WORK TO BE COMPLETED - Without the pictures, can you quote each line below exactly?

EXTRACTED RECORDS -
________________________________________
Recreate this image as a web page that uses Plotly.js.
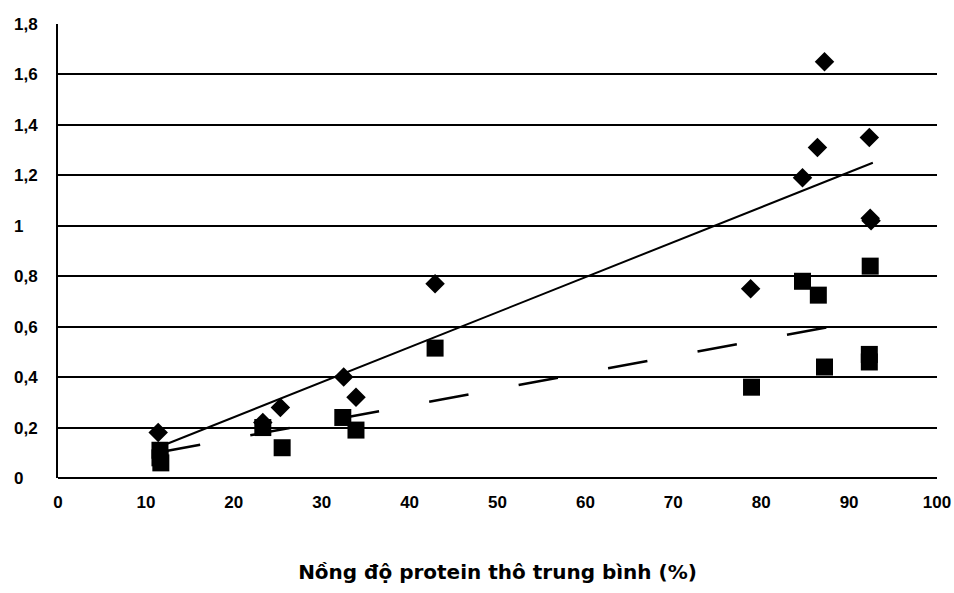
<!DOCTYPE html>
<html>
<head>
<meta charset="utf-8">
<script src="https://cdn.plot.ly/plotly-3.0.1.min.js"></script>
<style>html,body{margin:0;padding:0;background:#fff;}#chart{width:954px;height:593px;}</style>
</head>
<body>
<div id="chart"></div>
<script>
// Series 1 (diamonds)
const diamondX = [11.4, 23.3, 25.3, 32.5, 33.9, 42.9, 78.8, 84.7, 86.4, 87.2, 92.3, 92.4, 92.5];
const diamondY = [0.18, 0.22, 0.28, 0.40, 0.32, 0.77, 0.75, 1.19, 1.31, 1.65, 1.35, 1.03, 1.02];
// Series 2 (squares)
const squareX = [11.6, 11.6, 11.7, 23.3, 25.5, 32.4, 33.9, 42.9, 78.9, 84.7, 86.5, 87.2, 92.4, 92.3, 92.3];
const squareY = [0.11, 0.08, 0.06, 0.20, 0.12, 0.24, 0.19, 0.515, 0.36, 0.78, 0.725, 0.44, 0.84, 0.49, 0.46];
// Trend lines
const trend1X = [12.0, 92.7];
const trend1Y = [0.13, 1.25];
const trend2X = [11.7, 92.5];
const trend2Y = [0.103, 0.63];
// Axis ticks
const yTickVals = [0, 0.2, 0.4, 0.6, 0.8, 1, 1.2, 1.4, 1.6, 1.8];
const yTickText = ["0\u2008\u2007", "0,2", "0,4", "0,6", "0,8", "1\u2008\u2007", "1,2", "1,4", "1,6", "1,8"];
const xTickVals = [0, 10, 20, 30, 40, 50, 60, 70, 80, 90, 100];
const xTitle = "Nồng độ protein thô trung bình (%)";

const traces = [
  {x: trend1X, y: trend1Y, mode: 'lines', line: {color: '#000', width: 2}, showlegend: false, hoverinfo: 'skip'},
  {x: trend2X, y: trend2Y, mode: 'lines', line: {color: '#000', width: 2.5, dash: '40px,51px'}, showlegend: false, hoverinfo: 'skip'},
  {x: diamondX, y: diamondY, mode: 'markers', marker: {symbol: 'diamond', size: 15, color: '#000'}, showlegend: false},
  {x: squareX, y: squareY, mode: 'markers', marker: {symbol: 'square', size: 17, color: '#000'}, showlegend: false}
];

const layout = {
  width: 954, height: 593,
  margin: {l: 58, r: 17, t: 24, b: 115},
  paper_bgcolor: '#fff', plot_bgcolor: '#fff',
  font: {family: 'Liberation Sans, Arial, sans-serif', color: '#000'},
  showlegend: false,
  xaxis: {
    range: [0, 100], tickvals: xTickVals, ticks: '', showgrid: false, zeroline: false,
    showline: false, tickfont: {size: 17, family: 'Liberation Sans', weight: 'bold'},
    ticklabelstandoff: 12,
    title: {text: xTitle, font: {size: 20, family: 'DejaVu Sans', weight: 'bold'}, standoff: 53}
  },
  yaxis: {
    range: [0, 1.8], tickvals: yTickVals, ticktext: yTickText, ticks: '',
    showgrid: true, gridcolor: '#000', gridwidth: 2, zeroline: true, zerolinecolor: '#000', zerolinewidth: 2,
    showline: true, linecolor: '#000', linewidth: 2, mirror: false,
    tickfont: {size: 17, family: 'Liberation Sans', weight: 'bold'}, ticklabelstandoff: 15
  }
};
Plotly.newPlot('chart', traces, layout, {displayModeBar: false, staticPlot: true});
</script>
</body>
</html>
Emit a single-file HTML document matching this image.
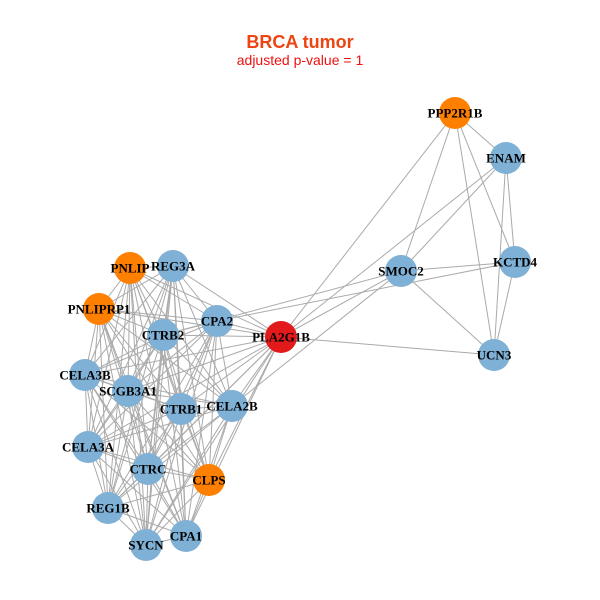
________________________________________
ANSWER TO THE TASK -
Recreate this image as a web page that uses Plotly.js.
<!DOCTYPE html>
<html>
<head>
<meta charset="utf-8">
<script src="https://cdn.plot.ly/plotly-3.0.1.min.js"></script>
<style>html,body{margin:0;padding:0;background:#fff;}#chart{width:954px;height:593px;}</style>
</head>
<body>
<div id="chart"></div>
<script>
// Series 1 (diamonds)
const diamondX = [11.4, 23.3, 25.3, 32.5, 33.9, 42.9, 78.8, 84.7, 86.4, 87.2, 92.3, 92.4, 92.5];
const diamondY = [0.18, 0.22, 0.28, 0.40, 0.32, 0.77, 0.75, 1.19, 1.31, 1.65, 1.35, 1.03, 1.02];
// Series 2 (squares)
const squareX = [11.6, 11.6, 11.7, 23.3, 25.5, 32.4, 33.9, 42.9, 78.9, 84.7, 86.5, 87.2, 92.4, 92.3, 92.3];
const squareY = [0.11, 0.08, 0.06, 0.20, 0.12, 0.24, 0.19, 0.515, 0.36, 0.78, 0.725, 0.44, 0.84, 0.49, 0.46];
// Trend lines
const trend1X = [12.0, 92.7];
const trend1Y = [0.13, 1.25];
const trend2X = [11.7, 92.5];
const trend2Y = [0.103, 0.63];
// Axis ticks
const yTickVals = [0, 0.2, 0.4, 0.6, 0.8, 1, 1.2, 1.4, 1.6, 1.8];
const yTickText = ["0\u2008\u2007", "0,2", "0,4", "0,6", "0,8", "1\u2008\u2007", "1,2", "1,4", "1,6", "1,8"];
const xTickVals = [0, 10, 20, 30, 40, 50, 60, 70, 80, 90, 100];
const xTitle = "Nồng độ protein thô trung bình (%)";

const traces = [
  {x: trend1X, y: trend1Y, mode: 'lines', line: {color: '#000', width: 2}, showlegend: false, hoverinfo: 'skip'},
  {x: trend2X, y: trend2Y, mode: 'lines', line: {color: '#000', width: 2.5, dash: '40px,51px'}, showlegend: false, hoverinfo: 'skip'},
  {x: diamondX, y: diamondY, mode: 'markers', marker: {symbol: 'diamond', size: 15, color: '#000'}, showlegend: false},
  {x: squareX, y: squareY, mode: 'markers', marker: {symbol: 'square', size: 17, color: '#000'}, showlegend: false}
];

const layout = {
  width: 954, height: 593,
  margin: {l: 58, r: 17, t: 24, b: 115},
  paper_bgcolor: '#fff', plot_bgcolor: '#fff',
  font: {family: 'Liberation Sans, Arial, sans-serif', color: '#000'},
  showlegend: false,
  xaxis: {
    range: [0, 100], tickvals: xTickVals, ticks: '', showgrid: false, zeroline: false,
    showline: false, tickfont: {size: 17, family: 'Liberation Sans', weight: 'bold'},
    ticklabelstandoff: 12,
    title: {text: xTitle, font: {size: 20, family: 'DejaVu Sans', weight: 'bold'}, standoff: 53}
  },
  yaxis: {
    range: [0, 1.8], tickvals: yTickVals, ticktext: yTickText, ticks: '',
    showgrid: true, gridcolor: '#000', gridwidth: 2, zeroline: true, zerolinecolor: '#000', zerolinewidth: 2,
    showline: true, linecolor: '#000', linewidth: 2, mirror: false,
    tickfont: {size: 17, family: 'Liberation Sans', weight: 'bold'}, ticklabelstandoff: 15
  }
};
Plotly.newPlot('chart', traces, layout, {displayModeBar: false, staticPlot: true});
</script>
</body>
</html>
Emit a single-file HTML document matching this image.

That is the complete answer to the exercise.